# Forum Home Renovation Pools, Spa & Water Features  Problem with a Miami Fibreglass Pool

## friedrice

We have a Miami fibreglass pool that was installed in the early 90's that has a large ridge running along the bottom of it.This has been caused by possibly sand movement underneath the pool as this is what the base is made up of.  Is their anything that can be done to repair this as it looks as if it could split at any time.We also have a few bubble pockets appearing in different parts of the pool.We live in the Hunter valley NSW so any recommendations would be very much appreciated.  Thanks for any advise ,  Happy New Year

----------


## Oldsaltoz

Is this an all fibreglass pool? or is the base a simple liner. 
If it solid glass it can be repaired but only after it's drained and dry. 
Please advise and I might be able to point you in the right direction. 
Good luck. :Smilie:

----------


## friedrice

Hi Oldsaltoz, The pool is a moulded fibreglass pool only ie all one piece.It has pavers around the edge that are cemented in and also bushrock on another side that is permanently cemented in as well.Will the pool pop out if drained? I can email you a photo if required . thankyou

----------


## Oldsaltoz

There will be no need to remove the pool to complete repairs, fibreglass is very easy to repair. 
Though it does sound like some movement has taken place with a ridge along bottom, was this original to stiffen the structure? 
You will have no problems finding someone who will repair it if you feel it's beyond a DIY project. 
You should get a quote from a pool company and also from your local boat yard or boat builders. 
Not having inspected it myself It sounds like a cut each side of the ridge, excavate and back fill, cover in plastic and fibreglass a new strip into the bottom, then finish with some flow-coat (resin and pigment) that matches the existing colour. 
The only tricky bit is that the area must be dry before any fibreglassing and top coating can be done, but doable. 
Good luck. :Smilie:  
PS I have built and repaired many boats and other things over the years with fibreglass.

----------


## friedrice

Thanks for the advise I was worried that the fibre glass pool would pop up if the water was pumped out of the pool.Well sounds like a job for the coler months as we are using the pool constantly at the momment 36c  here today.Will get a few quotes in the mean time it is a 45000 litre pool and as we are about 40mins  from the coast maybe a pool shop may have some recommendations .
Cheers mate,

----------


## GeoffW1

Hi, 
There is an appreciable risk that the pool will indeed pop out of the ground if emptied.

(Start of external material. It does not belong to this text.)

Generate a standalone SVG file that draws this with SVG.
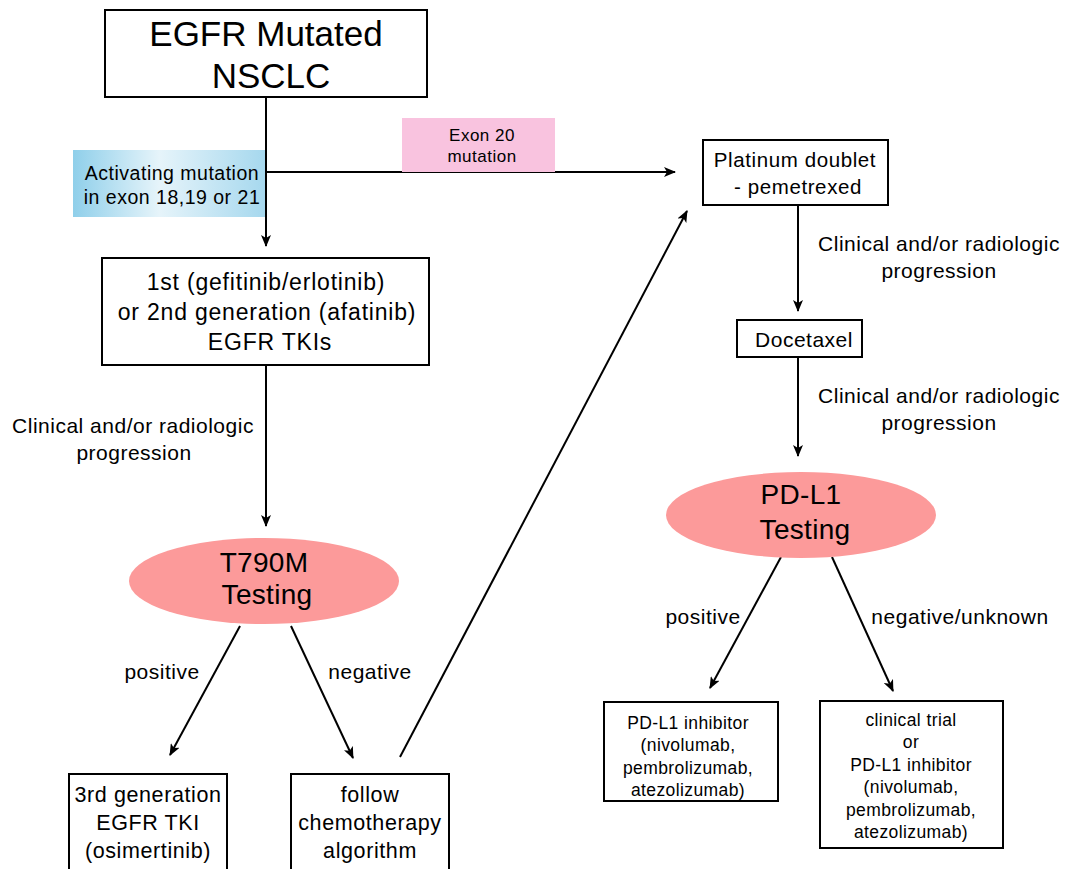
<svg xmlns="http://www.w3.org/2000/svg" width="1067" height="869" viewBox="0 0 1067 869">
<defs>
<marker id="ah" viewBox="0 0 12 10" refX="11" refY="5" markerWidth="12" markerHeight="10" markerUnits="userSpaceOnUse" orient="auto">
<path d="M0,0 L12,5 L0,10 L3,5 Z" fill="#000"/>
</marker>
<linearGradient id="blue" x1="0" y1="0" x2="1" y2="0">
<stop offset="0" stop-color="#8fcfea"/>
<stop offset="0.45" stop-color="#e6f4fa"/>
<stop offset="1" stop-color="#a6d8ee"/>
</linearGradient>
</defs>
<style>
text{font-family:"Liberation Sans",Arial,sans-serif;fill:#000;text-anchor:middle}
.box{fill:#fff;stroke:#000;stroke-width:2}
.ell{fill:#fc9a9a;stroke:none}
.con{stroke:#000;stroke-width:2;fill:none}
.arr{stroke:#000;stroke-width:2;fill:none;marker-end:url(#ah)}
.big{font-size:35px}
.ellt{font-size:28px;letter-spacing:0.3px}
.lab{font-size:21px;letter-spacing:0.5px}
.act{font-size:19.5px;letter-spacing:0.5px}
.exon{font-size:17px;letter-spacing:0.5px}
.tki{font-size:23px;letter-spacing:0.8px}
.bot{font-size:21.5px;letter-spacing:0.6px}
.plat{font-size:20.5px;letter-spacing:0.6px}
.sm{font-size:17.5px;letter-spacing:0.4px}
</style>
<rect width="1067" height="869" fill="#fff"/>

<g id="connectors">
<line class="con" x1="266" y1="97" x2="266" y2="172"/>
<line class="arr" x1="266" y1="172" x2="266" y2="246"/>
<line class="arr" x1="266" y1="172" x2="675" y2="172"/>
<line class="arr" x1="266" y1="365" x2="266" y2="526"/>
<line class="arr" x1="240" y1="626" x2="170" y2="755"/>
<line class="arr" x1="291" y1="626" x2="353" y2="758"/>
<line class="arr" x1="400" y1="757" x2="687" y2="211"/>
<line class="arr" x1="798" y1="205" x2="798" y2="311"/>
<line class="arr" x1="798" y1="357" x2="798" y2="456"/>
<line class="arr" x1="781" y1="557" x2="710" y2="688"/>
<line class="arr" x1="832" y1="557" x2="893" y2="691"/>
</g>

<g id="label-activating">
<rect x="73" y="150" width="192" height="67" fill="url(#blue)"/>
<text class="act" x="172" y="180">Activating mutation</text>
<text class="act" x="172" y="204">in exon 18,19 or 21</text>
</g>
<g id="label-exon20">
<rect x="402" y="118" width="153" height="54" fill="#f9c3df"/>
<text class="exon" x="482" y="141">Exon 20</text>
<text class="exon" x="482" y="162">mutation</text>
</g>

<g id="node-egfr">
<rect class="box" x="105" y="10" width="322" height="87"/>
<text class="big" x="266" y="46">EGFR Mutated</text>
<text class="big" x="271" y="88">NSCLC</text>
</g>

<g id="node-tki">
<rect class="box" x="102" y="258" width="327" height="107"/>
<text class="tki" x="266" y="290">1st (gefitinib/erlotinib)</text>
<text class="tki" x="267" y="320">or 2nd generation (afatinib)</text>
<text class="tki" x="270" y="350">EGFR TKIs</text>
</g>

<g id="label-progression-left">
<text class="lab" x="133" y="433">Clinical and/or radiologic</text>
<text class="lab" x="134" y="460">progression</text>
</g>

<g id="node-t790m">
<ellipse class="ell" cx="264" cy="581" rx="135" ry="43"/>
<text class="ellt" x="264" y="572">T790M</text>
<text class="ellt" x="267" y="604">Testing</text>
</g>

<text class="lab" x="162" y="679">positive</text>
<text class="lab" x="370" y="679">negative</text>

<g id="node-3rd">
<rect class="box" x="69" y="774" width="158" height="100"/>
<text class="bot" x="148" y="802">3rd generation</text>
<text class="bot" x="148" y="830">EGFR TKI</text>
<text class="bot" x="148" y="858">(osimertinib)</text>
</g>

<g id="node-follow">
<rect class="box" x="291" y="774" width="158" height="100"/>
<text class="bot" x="370" y="802">follow</text>
<text class="bot" x="370" y="830">chemotherapy</text>
<text class="bot" x="370" y="858">algorithm</text>
</g>

<g id="node-platinum">
<rect class="box" x="703" y="140" width="185" height="65"/>
<text class="plat" x="795" y="167">Platinum doublet</text>
<text class="plat" x="798" y="194">- pemetrexed</text>
</g>

<g id="label-progression-right1">
<text class="lab" x="939" y="251">Clinical and/or radiologic</text>
<text class="lab" x="939" y="278">progression</text>
</g>

<g id="node-docetaxel">
<rect class="box" x="737" y="320" width="125" height="37"/>
<text class="lab" x="804" y="347">Docetaxel</text>
</g>

<g id="label-progression-right2">
<text class="lab" x="939" y="403">Clinical and/or radiologic</text>
<text class="lab" x="939" y="430">progression</text>
</g>

<g id="node-pdl1">
<ellipse class="ell" cx="801" cy="515" rx="135" ry="43"/>
<text class="ellt" x="801" y="504">PD-L1</text>
<text class="ellt" x="805" y="539">Testing</text>
</g>

<text class="lab" x="703" y="624">positive</text>
<text class="lab" x="960" y="624">negative/unknown</text>

<g id="node-pdl1-inhibitor">
<rect class="box" x="604" y="702" width="174" height="99"/>
<text class="sm" x="688" y="729">PD-L1 inhibitor</text>
<text class="sm" x="688" y="751">(nivolumab,</text>
<text class="sm" x="688" y="774">pembrolizumab,</text>
<text class="sm" x="688" y="796">atezolizumab)</text>
</g>

<g id="node-trial">
<rect class="box" x="820" y="701" width="183" height="147"/>
<text class="sm" x="911" y="726">clinical trial</text>
<text class="sm" x="911" y="748">or</text>
<text class="sm" x="911" y="771">PD-L1 inhibitor</text>
<text class="sm" x="911" y="793">(nivolumab,</text>
<text class="sm" x="911" y="816">pembrolizumab,</text>
<text class="sm" x="911" y="838">atezolizumab)</text>
</g>
</svg>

It is a function of the groundwater level and how well the pressure relief valve in the pool bottom functions. If there is a standpipe installed in the coping at the deep end (there should be) you can see in it what the groundwater level is like.  
This need not necessarily be an immediate function of your local rainwater, if there is natural subsurface drainage in the vicinity. There certainly is with our pool. In order to ever drain ours completely, I have been warned that I would need to remove the pressure relief valve mushroom cap, and place in there a sump pump to make sure groundwater is kept low. Alternatively I could place the sump pump intake down the standpipe, if it can lift the water that distance.  How To Empty A Fiberglass Swimming Pool Without Destroying It 
Since there is usually only one of these valves installed, at the deep end, the pool can (rarely though) still lift at one end only if insufficient means has been installed, under the pool bottom, for groundwater to move from one end of the pool to the pressure relief valve at the other. This would be at a minimum, a sand layer, and better, some sort of ag drainage.  
It is also a good idea to brace the pool crossways if emptied.  Paint for pool: Hydrostatic Valves and Pool Bracing 
BTW, our pool has been in since 1991, and has developed osmosis bubbles in the gelcoat (that is the cause). They have been there now for some years, and have not split. As far as I can discover, they are managed (hopefully slowed) in progress by keeping the ph level well in spec, and the salt level well up to maximum if it is that sort of pool. I am not going to do anything else about it. 
For further advice you could contact SPASA. It certainly existed in NSW, but the only live link now is this one  SPASA QLD - Links 
Cheers

----------


## friedrice

Thanks GeoffW1 for your detailed info that you have passed on to me.I will endeavour to have this rectified sometime in April when the pool is not in use.fingers crossed mate.
Cheers

----------


## rusel

friedrice
This bring back memory's from my glassing days
I was asked to have a look at a fibreglass pool at the bottom of his garden. He had decided to repaint it, so he empty it by running the pump over night (had self cut off) and off to bed he went,
Next morning he found the remnants of his pool. 
The top of the sides had started to collapse inward about 2 feet at top edge which save the pool floating up but the water did try it best at pushing the bottom up till it put a Y shaped split down the centre of the bottom and cracking the corners where bottom meet sides.  
That was a fun repair  :No: 
Russell

----------